The musical selections were also more familiar, or at least were so to me, than in Fantasia. It was especially interesting to see re-imaginings of overly-used music; the best example being the Noah’s Ark rendition of “Pomp and Circumstance”. The first time I watched it, I was too distracted by the graduation theme to fully focus on the plot. But I remembered as I watched this time how well it fit, and liking it at least some the previous time I watched it.
It would be incredibly hard for me to choose a favorite from Fantasia 2000. The toy soldier and the ballerina always capture my heart, so it must be in the list. The whales are gorgeous, and the aurora borealis backdrop is close to my heart because of my life here in Alaska (though we have yet to see them more than once, despite our efforts. We need to step up our efforts this winter; we’ve been slacking). I love Donald and Daisy’s reunion in the Noah’s Ark number. I’ve always loved “The Sorcerer’s Apprentice”, but that’s mostly Mickey Mouse love. And the yo-yo-ing flamingo—what’s not to love?!

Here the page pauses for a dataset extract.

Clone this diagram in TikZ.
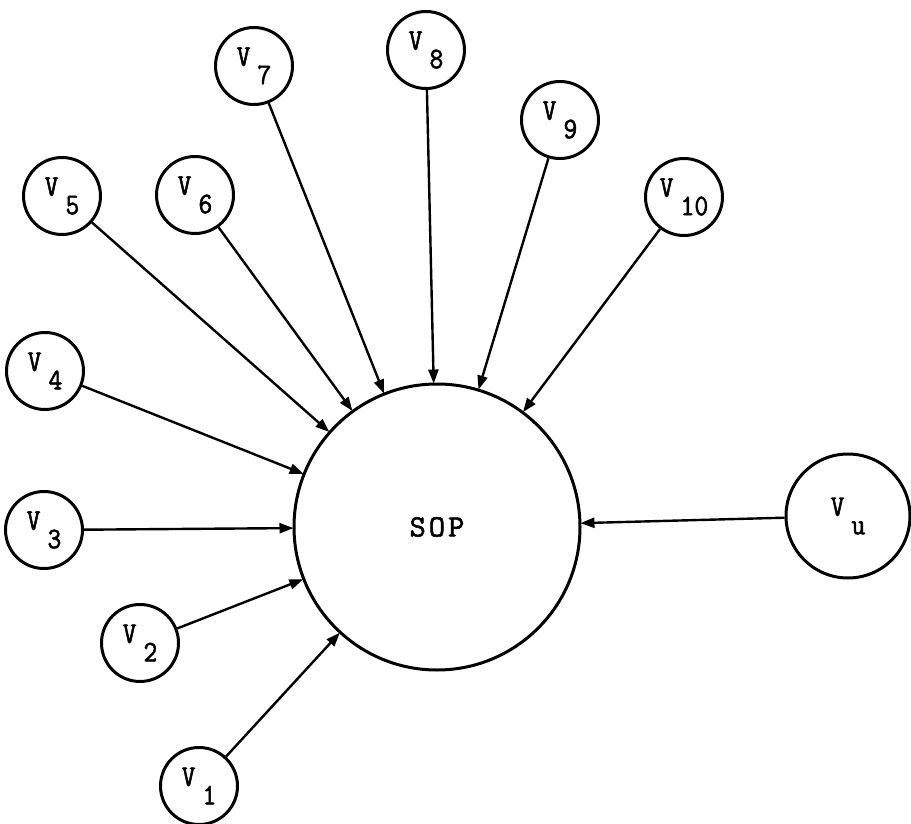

“The Firebird Suite” reminds me of Bambi, the little deer that captured my whole heart and really inspired this whole project. The stag, standing noble over the land, reminds me of Bambi’s father. He looks so noble and sweet. And the fairy, with her near-death, inspires me still to keep going even when I feel burned out. The nature fairy is so lovely, and the animation so magical, it couldn’t not make the list of favorites. It’s also my Lion King link. The rebirth of Spring so reminds me of the rebirth of the Pride Lands, as rain washes away the literal and figurative ash and new plants grow in its place. Lovely, beautiful symbolism.
Which essentially puts the entire film in my favorites-from-the-film list. Oh, sheesh. But who could blame me? It’s excellent animation and glorious music. If only Walt could have seen the realization of his dream—Fantasia was built upon and changed, and it was truly magical.